Dans cette tourmente, la Tunisie a vu ses exportations taxées de 25 % supplémentaires dès le mois d’avril. Au regard des échanges commerciaux entre la Tunisie et les Etats-Unis qui ne dépassent pas les 2,4 % de l’ensemble du commerce extérieur tunisien, l’impact de ces mesures n’est que limité.
Toutefois, cette majoration, dont l’évaluation exhaustive n’est pas encore établie, a touché des secteurs vitaux sur lesquels la Tunisie compte beaucoup pour améliorer ses chiffres à l’export et diversifier ses marchés, en l’occurrence l’huile d’olive. De façon indirecte, les nouvelles taxes douanières visant le marché européen, 10 %, devraient avoir un effet de ralentissement sur plusieurs secteurs, dont celui de l’industrie automobile, un des fleurons de l’industrie européenne. Le secteur, déjà mis à mal par la concurrence chinoise, intéresse directement la Tunisie, fournisseur de composants automobile de nombreuses marques…
Au fait, pour le marché européen qui couvre plus de 70 % des échanges tunisiens, les taxes américaines ne constituent qu’une partie des soucis. Le problème majeur pour le vieux continent demeure l’incertitude géostratégique liée à la guerre en Ukraine, les économies européennes consacrant, d’ores et déjà, jusqu’à 5 % de leur PIB à l’investissement dans l’armement, sur le compte de nombreux produits de confort importés.
Plus généralement, les taxes américaines ont déclenché une vague planétaire de protectionnisme et infligé un coup dur à la mondialisation.

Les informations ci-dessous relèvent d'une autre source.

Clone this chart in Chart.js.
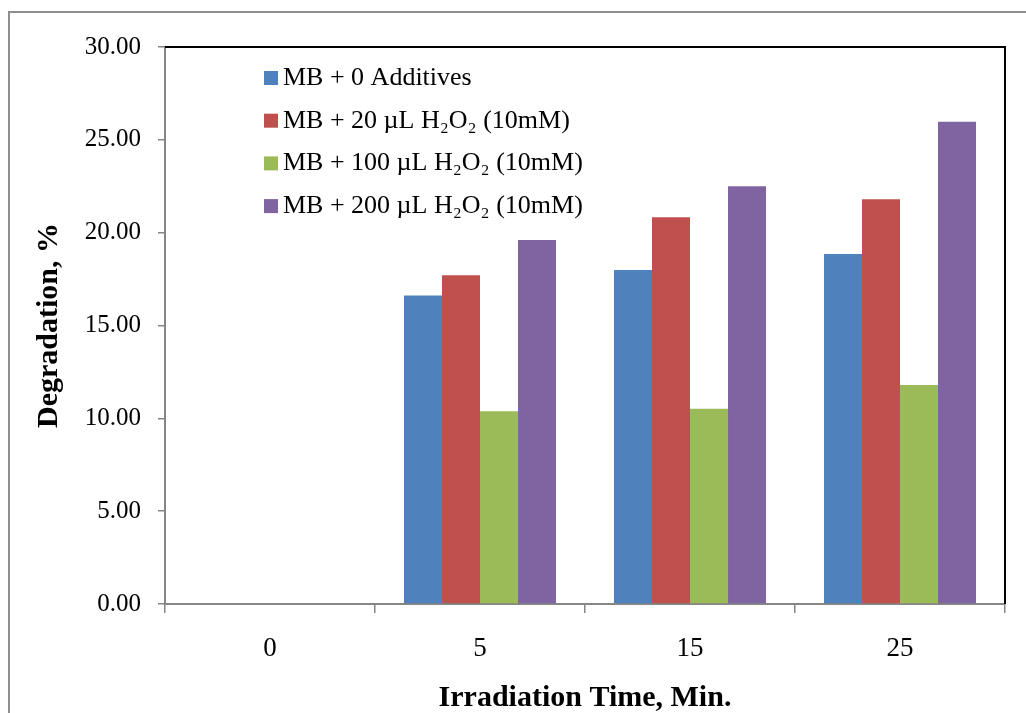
<!DOCTYPE html>
<html>
<head>
<meta charset="utf-8">
<script src="https://cdn.jsdelivr.net/npm/chart.js"></script>
<style>
    body { margin: 0; background: #fff; overflow: hidden; }
</style>
</head>
<body>
<canvas id="myBarChart" width="1026" height="713"></canvas>
<script>
var arrLabels = ['0', '5', '15', '25'];
var arrSeriesNames = ['MB + 0 Additives', 'MB + 20 µL H₂O₂ (10mM)', 'MB + 100 µL H₂O₂ (10mM)', 'MB + 200 µL H₂O₂ (10mM)'];
var arrNoAdditive = [0, 16.62, 17.99, 18.85];
var arrH2O2_20 = [0, 17.70, 20.83, 21.80];
var arrH2O2_100 = [0, 10.38, 10.52, 11.80];
var arrH2O2_200 = [0, 19.60, 22.50, 25.97];
var arrYTicks = [0, 5, 10, 15, 20, 25, 30];

Chart.defaults.font.family = '"Liberation Serif", "Times New Roman", serif';
Chart.defaults.color = '#000';

// frame around the figure, black top/right border of plot area, legend inside plot
var chartDecor = {
    id: 'chartDecor',
    beforeDraw: function (chart) {
        var ctx = chart.ctx;
        ctx.save();
        ctx.strokeStyle = '#8e8e8e';
        ctx.lineWidth = 2;
        ctx.beginPath();
        ctx.moveTo(9, 760);
        ctx.lineTo(9, 12);
        ctx.lineTo(1060, 12);
        ctx.stroke();
        ctx.restore();
    },
    afterDraw: function (chart) {
        var ctx = chart.ctx;
        var area = chart.chartArea;
        ctx.save();
        ctx.strokeStyle = '#000';
        ctx.lineWidth = 2;
        ctx.beginPath();
        ctx.moveTo(area.left, area.top);
        ctx.lineTo(area.right, area.top);
        ctx.lineTo(area.right, area.bottom);
        ctx.stroke();

        ctx.font = '26px "Liberation Serif"';
        ctx.textBaseline = 'middle';
        ctx.textAlign = 'left';
        chart.data.datasets.forEach(function (ds, i) {
            var y = area.top + 31 + i * 42.7;
            ctx.fillStyle = ds.backgroundColor;
            ctx.fillRect(area.left + 99, y - 7, 14, 14);
            ctx.fillStyle = '#000';
            ctx.fillText(ds.label, area.left + 118, y);
        });
        ctx.restore();
    }
};

function createChart() {
    var arrSeries = [arrNoAdditive, arrH2O2_20, arrH2O2_100, arrH2O2_200];
    var arrFill = ['#4F81BD', '#C0504D', '#9BBB59', '#8064A2'];
    var data = {
        labels: arrLabels,
        datasets: arrSeries.map(function (arrValues, i) {
            return {
                label: arrSeriesNames[i],
                data: arrValues,
                backgroundColor: arrFill[i],
                borderWidth: 0,
                barPercentage: 1,
                categoryPercentage: 0.724
            };
        })
    };
    var ctx = document.getElementById('myBarChart');
    return new Chart(ctx, {
        type: 'bar',
        data: data,
        plugins: [chartDecor],
        options: {
            responsive: false,
            animation: false,
            layout: { padding: { top: 47, right: 21, left: 0, bottom: 0 } },
            plugins: {
                legend: { display: false },
                tooltip: { enabled: false }
            },
            scales: {
                x: {
                    grid: { drawOnChartArea: false, drawTicks: true, tickLength: 9, color: '#868686', lineWidth: 1.5, offset: true },
                    border: { color: '#868686', width: 2 },
                    ticks: { font: { size: 27 }, padding: 20 },
                    title: {
                        display: true,
                        text: 'Irradiation Time, Min.',
                        font: { size: 30, weight: 'bold', lineHeight: 1 },
                        padding: { top: 0, bottom: 0 }
                    },
                    afterFit: function (scale) { scale.height = 109; }
                },
                y: {
                    min: 0,
                    max: 30,
                    afterBuildTicks: function (scale) {
                        scale.ticks = arrYTicks.map(function (v) { return { value: v }; });
                    },
                    grid: { drawOnChartArea: false, tickLength: 7, color: '#868686', lineWidth: 1.5 },
                    border: { color: '#868686', width: 2 },
                    ticks: {
                        font: { size: 25 },
                        padding: 17,
                        callback: function (v) { return Number(v).toFixed(2); }
                    },
                    title: {
                        display: true,
                        text: 'Degradation, %',
                        font: { size: 30, weight: 'bold', lineHeight: 1 },
                        padding: { top: 34, bottom: 0 }
                    },
                    afterFit: function (scale) { scale.width = 165; }
                }
            }
        }
    });
}

createChart();
</script>
</body>
</html>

Aujourd’hui, tout est remis en question et sujet à révisions…
Un non-événement
Indépendamment des incertitudes conjoncturelles en Europe, la Tunisie avait déjà pensé à diversifier ses partenariats pour sortir de la coquille de sous-traitance qui avait montré ses limites. Le 17 juillet 2025, la Tunisie et l’Union européenne devaient célébrer le 30e anniversaire de l’accord de libre-échange, signé en 1995 et entré en vigueur progressivement 3 années plus tard. Toutefois, aucun événement majeur n’a été organisé à cette occasion, que des déclarations mitigées, certains considérant que l’accord était bénéfique, d’autres reconnaissant un déséquilibre flagrant en faveur du marché européen.

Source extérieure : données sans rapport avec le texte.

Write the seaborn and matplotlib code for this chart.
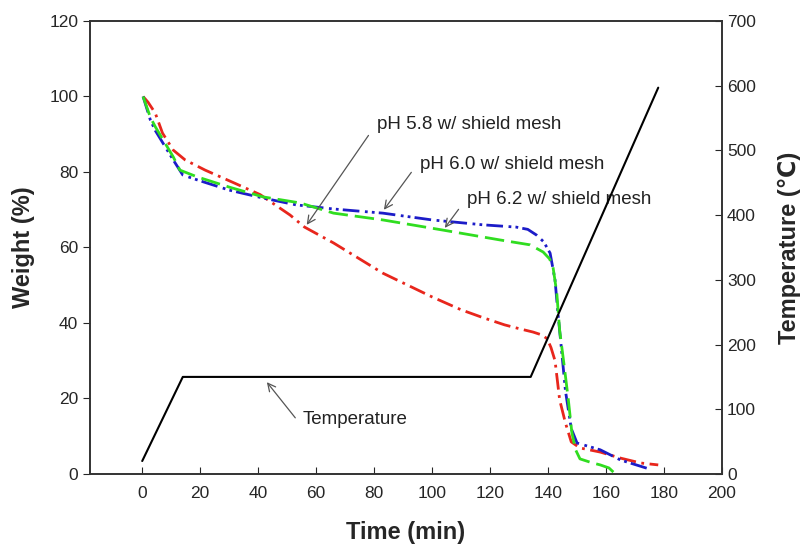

Des voix se sont alors élevées pour évaluer et réviser cet accord, en fonction du nouveau contexte. Le conseil d’association tuniso-européen qui devait avoir lieu fin octobre a été reporté sine die, à la faveur de révisions et d’évaluations. Sans doute, la Tunisie ne va pas se passer du partenariat européen, mais devrait en tirer davantage profit, à même de conforter la dimension sociale désormais un pilier de sa politique économique. De son côté, l’Union européenne ne peut ignorer les difficultés éprouvées par l’économie tunisienne, entre autres, au niveau du défi migratoire.
La question devrait marquer l’actualité dans un avenir proche. Un projet de loi organique en la matière a été déjà validé en conseil des ministres le 25 décembre et devrait être débattu par le Parlement.